AIM:
Set the data down again, exactly as it reads, but without the pictures.

▶

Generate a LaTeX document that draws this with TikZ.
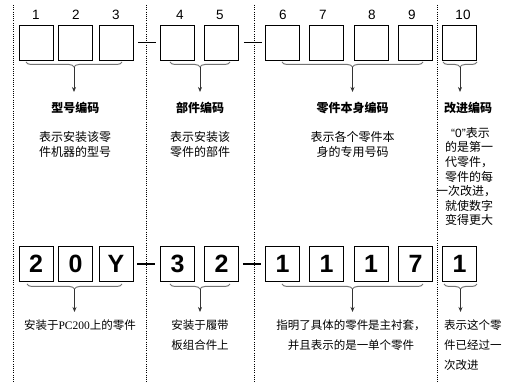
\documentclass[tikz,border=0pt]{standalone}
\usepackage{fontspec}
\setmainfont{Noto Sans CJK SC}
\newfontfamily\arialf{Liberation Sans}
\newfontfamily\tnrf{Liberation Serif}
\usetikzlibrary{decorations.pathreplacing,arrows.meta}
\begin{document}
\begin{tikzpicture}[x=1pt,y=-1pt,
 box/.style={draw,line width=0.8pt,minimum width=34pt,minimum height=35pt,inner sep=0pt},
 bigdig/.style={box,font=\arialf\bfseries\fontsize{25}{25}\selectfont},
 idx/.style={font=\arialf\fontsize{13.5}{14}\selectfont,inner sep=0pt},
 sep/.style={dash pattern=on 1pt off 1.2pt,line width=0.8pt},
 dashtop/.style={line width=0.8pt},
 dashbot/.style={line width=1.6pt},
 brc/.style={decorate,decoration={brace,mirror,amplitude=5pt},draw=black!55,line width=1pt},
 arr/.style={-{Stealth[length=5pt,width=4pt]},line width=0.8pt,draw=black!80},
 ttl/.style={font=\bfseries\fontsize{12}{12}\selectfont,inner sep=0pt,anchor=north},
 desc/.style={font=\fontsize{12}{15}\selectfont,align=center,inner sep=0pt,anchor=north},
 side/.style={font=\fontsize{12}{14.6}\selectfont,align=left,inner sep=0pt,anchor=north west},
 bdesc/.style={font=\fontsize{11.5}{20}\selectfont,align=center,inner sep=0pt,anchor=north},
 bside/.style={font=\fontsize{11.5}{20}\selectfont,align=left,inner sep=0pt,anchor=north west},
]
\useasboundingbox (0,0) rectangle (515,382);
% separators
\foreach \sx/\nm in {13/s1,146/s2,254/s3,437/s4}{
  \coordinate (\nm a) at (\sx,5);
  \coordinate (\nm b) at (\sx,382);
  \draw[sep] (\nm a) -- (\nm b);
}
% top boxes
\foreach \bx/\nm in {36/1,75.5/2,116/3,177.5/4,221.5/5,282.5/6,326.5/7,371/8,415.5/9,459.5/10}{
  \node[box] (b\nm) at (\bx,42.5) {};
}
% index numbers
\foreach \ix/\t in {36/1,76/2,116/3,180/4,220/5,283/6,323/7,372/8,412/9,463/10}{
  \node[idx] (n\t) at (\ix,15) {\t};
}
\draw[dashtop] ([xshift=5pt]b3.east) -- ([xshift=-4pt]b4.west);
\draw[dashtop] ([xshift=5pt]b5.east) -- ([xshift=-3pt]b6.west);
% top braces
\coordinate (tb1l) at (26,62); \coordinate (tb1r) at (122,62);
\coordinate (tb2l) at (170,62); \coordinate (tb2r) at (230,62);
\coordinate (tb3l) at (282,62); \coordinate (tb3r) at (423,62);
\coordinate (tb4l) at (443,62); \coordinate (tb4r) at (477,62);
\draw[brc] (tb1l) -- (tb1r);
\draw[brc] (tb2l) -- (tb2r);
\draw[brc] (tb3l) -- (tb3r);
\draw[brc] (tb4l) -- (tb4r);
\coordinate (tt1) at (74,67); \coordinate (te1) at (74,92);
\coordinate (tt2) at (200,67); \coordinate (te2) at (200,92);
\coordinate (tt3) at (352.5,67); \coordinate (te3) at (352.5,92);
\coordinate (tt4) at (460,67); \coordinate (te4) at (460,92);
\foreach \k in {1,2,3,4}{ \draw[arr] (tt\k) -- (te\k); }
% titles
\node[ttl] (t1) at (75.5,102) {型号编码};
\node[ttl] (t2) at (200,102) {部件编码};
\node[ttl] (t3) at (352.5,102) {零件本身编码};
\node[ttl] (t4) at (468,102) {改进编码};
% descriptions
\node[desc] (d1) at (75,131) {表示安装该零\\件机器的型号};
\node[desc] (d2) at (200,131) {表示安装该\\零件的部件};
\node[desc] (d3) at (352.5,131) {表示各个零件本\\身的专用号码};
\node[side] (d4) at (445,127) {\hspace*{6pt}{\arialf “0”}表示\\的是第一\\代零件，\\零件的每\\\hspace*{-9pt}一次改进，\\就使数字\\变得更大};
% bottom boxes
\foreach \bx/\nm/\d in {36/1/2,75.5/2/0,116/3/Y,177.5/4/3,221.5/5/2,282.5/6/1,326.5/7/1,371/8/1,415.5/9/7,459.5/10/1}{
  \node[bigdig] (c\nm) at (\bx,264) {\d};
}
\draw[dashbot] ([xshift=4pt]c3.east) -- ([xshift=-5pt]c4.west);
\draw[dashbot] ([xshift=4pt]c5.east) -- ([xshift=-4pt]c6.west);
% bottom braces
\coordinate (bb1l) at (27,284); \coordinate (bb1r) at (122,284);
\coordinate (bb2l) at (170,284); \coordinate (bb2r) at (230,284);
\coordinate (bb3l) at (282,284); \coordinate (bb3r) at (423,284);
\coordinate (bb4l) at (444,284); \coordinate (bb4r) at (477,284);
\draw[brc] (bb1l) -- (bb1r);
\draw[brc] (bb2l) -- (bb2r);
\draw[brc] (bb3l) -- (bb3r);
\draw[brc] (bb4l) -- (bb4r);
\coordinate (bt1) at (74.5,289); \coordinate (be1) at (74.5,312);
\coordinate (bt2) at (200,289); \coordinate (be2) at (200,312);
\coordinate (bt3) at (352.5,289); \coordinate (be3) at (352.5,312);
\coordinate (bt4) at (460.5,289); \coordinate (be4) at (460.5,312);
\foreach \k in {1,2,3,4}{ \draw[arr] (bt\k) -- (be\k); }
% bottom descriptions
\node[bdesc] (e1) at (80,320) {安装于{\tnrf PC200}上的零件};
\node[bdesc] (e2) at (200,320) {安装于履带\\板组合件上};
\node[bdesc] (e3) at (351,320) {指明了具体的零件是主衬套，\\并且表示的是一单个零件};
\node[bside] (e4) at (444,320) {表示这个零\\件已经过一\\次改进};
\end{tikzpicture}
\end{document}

◀

TASK SOLUTION:
Generate a LaTeX document that draws this with TikZ.
\documentclass[tikz,border=0pt]{standalone}
\usepackage{fontspec}
\setmainfont{Noto Sans CJK SC}
\newfontfamily\arialf{Liberation Sans}
\newfontfamily\tnrf{Liberation Serif}
\usetikzlibrary{decorations.pathreplacing,arrows.meta}
\begin{document}
\begin{tikzpicture}[x=1pt,y=-1pt,
 box/.style={draw,line width=0.8pt,minimum width=34pt,minimum height=35pt,inner sep=0pt},
 bigdig/.style={box,font=\arialf\bfseries\fontsize{25}{25}\selectfont},
 idx/.style={font=\arialf\fontsize{13.5}{14}\selectfont,inner sep=0pt},
 sep/.style={dash pattern=on 1pt off 1.2pt,line width=0.8pt},
 dashtop/.style={line width=0.8pt},
 dashbot/.style={line width=1.6pt},
 brc/.style={decorate,decoration={brace,mirror,amplitude=5pt},draw=black!55,line width=1pt},
 arr/.style={-{Stealth[length=5pt,width=4pt]},line width=0.8pt,draw=black!80},
 ttl/.style={font=\bfseries\fontsize{12}{12}\selectfont,inner sep=0pt,anchor=north},
 desc/.style={font=\fontsize{12}{15}\selectfont,align=center,inner sep=0pt,anchor=north},
 side/.style={font=\fontsize{12}{14.6}\selectfont,align=left,inner sep=0pt,anchor=north west},
 bdesc/.style={font=\fontsize{11.5}{20}\selectfont,align=center,inner sep=0pt,anchor=north},
 bside/.style={font=\fontsize{11.5}{20}\selectfont,align=left,inner sep=0pt,anchor=north west},
]
\useasboundingbox (0,0) rectangle (515,382);
% separators
\foreach \sx/\nm in {13/s1,146/s2,254/s3,437/s4}{
  \coordinate (\nm a) at (\sx,5);
  \coordinate (\nm b) at (\sx,382);
  \draw[sep] (\nm a) -- (\nm b);
}
% top boxes
\foreach \bx/\nm in {36/1,75.5/2,116/3,177.5/4,221.5/5,282.5/6,326.5/7,371/8,415.5/9,459.5/10}{
  \node[box] (b\nm) at (\bx,42.5) {};
}
% index numbers
\foreach \ix/\t in {36/1,76/2,116/3,180/4,220/5,283/6,323/7,372/8,412/9,463/10}{
  \node[idx] (n\t) at (\ix,15) {\t};
}
\draw[dashtop] ([xshift=5pt]b3.east) -- ([xshift=-4pt]b4.west);
\draw[dashtop] ([xshift=5pt]b5.east) -- ([xshift=-3pt]b6.west);
% top braces
\coordinate (tb1l) at (26,62); \coordinate (tb1r) at (122,62);
\coordinate (tb2l) at (170,62); \coordinate (tb2r) at (230,62);
\coordinate (tb3l) at (282,62); \coordinate (tb3r) at (423,62);
\coordinate (tb4l) at (443,62); \coordinate (tb4r) at (477,62);
\draw[brc] (tb1l) -- (tb1r);
\draw[brc] (tb2l) -- (tb2r);
\draw[brc] (tb3l) -- (tb3r);
\draw[brc] (tb4l) -- (tb4r);
\coordinate (tt1) at (74,67); \coordinate (te1) at (74,92);
\coordinate (tt2) at (200,67); \coordinate (te2) at (200,92);
\coordinate (tt3) at (352.5,67); \coordinate (te3) at (352.5,92);
\coordinate (tt4) at (460,67); \coordinate (te4) at (460,92);
\foreach \k in {1,2,3,4}{ \draw[arr] (tt\k) -- (te\k); }
% titles
\node[ttl] (t1) at (75.5,102) {型号编码};
\node[ttl] (t2) at (200,102) {部件编码};
\node[ttl] (t3) at (352.5,102) {零件本身编码};
\node[ttl] (t4) at (468,102) {改进编码};
% descriptions
\node[desc] (d1) at (75,131) {表示安装该零\\件机器的型号};
\node[desc] (d2) at (200,131) {表示安装该\\零件的部件};
\node[desc] (d3) at (352.5,131) {表示各个零件本\\身的专用号码};
\node[side] (d4) at (445,127) {\hspace*{6pt}{\arialf “0”}表示\\的是第一\\代零件，\\零件的每\\\hspace*{-9pt}一次改进，\\就使数字\\变得更大};
% bottom boxes
\foreach \bx/\nm/\d in {36/1/2,75.5/2/0,116/3/Y,177.5/4/3,221.5/5/2,282.5/6/1,326.5/7/1,371/8/1,415.5/9/7,459.5/10/1}{
  \node[bigdig] (c\nm) at (\bx,264) {\d};
}
\draw[dashbot] ([xshift=4pt]c3.east) -- ([xshift=-5pt]c4.west);
\draw[dashbot] ([xshift=4pt]c5.east) -- ([xshift=-4pt]c6.west);
% bottom braces
\coordinate (bb1l) at (27,284); \coordinate (bb1r) at (122,284);
\coordinate (bb2l) at (170,284); \coordinate (bb2r) at (230,284);
\coordinate (bb3l) at (282,284); \coordinate (bb3r) at (423,284);
\coordinate (bb4l) at (444,284); \coordinate (bb4r) at (477,284);
\draw[brc] (bb1l) -- (bb1r);
\draw[brc] (bb2l) -- (bb2r);
\draw[brc] (bb3l) -- (bb3r);
\draw[brc] (bb4l) -- (bb4r);
\coordinate (bt1) at (74.5,289); \coordinate (be1) at (74.5,312);
\coordinate (bt2) at (200,289); \coordinate (be2) at (200,312);
\coordinate (bt3) at (352.5,289); \coordinate (be3) at (352.5,312);
\coordinate (bt4) at (460.5,289); \coordinate (be4) at (460.5,312);
\foreach \k in {1,2,3,4}{ \draw[arr] (bt\k) -- (be\k); }
% bottom descriptions
\node[bdesc] (e1) at (80,320) {安装于{\tnrf PC200}上的零件};
\node[bdesc] (e2) at (200,320) {安装于履带\\板组合件上};
\node[bdesc] (e3) at (351,320) {指明了具体的零件是主衬套，\\并且表示的是一单个零件};
\node[bside] (e4) at (444,320) {表示这个零\\件已经过一\\次改进};
\end{tikzpicture}
\end{document}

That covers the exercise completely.